Tomorrow we fly to Manila to put our oldest kid on a plane headed to the States. She will finish her final high school year there, amongst the friends she grew up with, in an environment she is well adapted to. Except for one minor detail, we won’t be there.
Obviously, we always knew this day would come, she would grow up and venture out on her own. It’s a year sooner than we had originally planned, but we are at peace with it. She will be living with family friends, so she has a first taste of independence, while still being under the careful umbrella of supervision. As she grew up, through the frustrations of parenthood, there were times I was counting the days until she moved out (name a parent who hasn’t). All that being said, now that it’s reality, it’s too soon.
I always thought we’d have more time. “My” 17 years of growing up dragged on forever it seems. “Hers” was a blink of an eye. Why is that? Why does time move faster as we get older? I have a hard time wrestling with regrets of what we “didn’t do”, rather than look at how much cool stuff we have packed into the last 17 years. Our family looks like the average American family on the outside. Married, one boy, one girl, pets, pretty basic. But, going deeper, we were never average, and I hope that’s a good thing.
We didn’t have regular, 9 to 5 jobs. We didn’t drive new vehicles, heck, we’ve never owned a minvan. We didn’t live in a McMansion, we didn’t drive from town to town (in a minivan of course) for sports tournaments. We didn’t go into debt to have the newest electronics, and we didn’t spend the weekends at the mall exhausting the credit cards. Sometimes, as weird as it sounds, I feel a bit guilty about all this. What if they just wanted to grow up normal?
Then I remind myself of what we did do. We were home when they left for and returned from school everyday. We avoided going into debt over cars, houses, and gadgets. We didn’t invest in sports, except for hunting, and the parking permits for the local state parks to go hiking and climbing together. We invested in experiences around the world.

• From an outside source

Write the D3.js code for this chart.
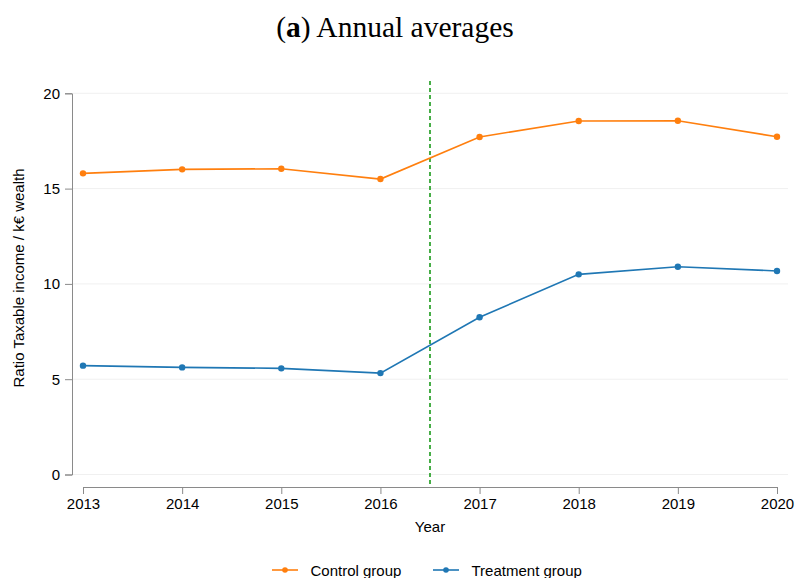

And then, 19 months ago, we moved halfway across the planet, away from friends, family, and all the non-average normalcy we knew.
I have concerns that the kids will grow up, look back, and regret that they missed out on living the “average” lifestyle their peers grew up in. I hope that they will look back at the memories they have made, from having Mom and Dad at home for them, hunting with Dad, riding jeepneys, eating ethnic food, playing soccer with local kids in a typhoon reconstruction zone, even shopping at the Western Style malls and smile. I hope our daughter returns to the States not as a foreigner, but as someone returning home with an arsenal of memories and experiences that will make her realize that weird is OK. And, I hope the next 17 years don’t fly by quite so fast.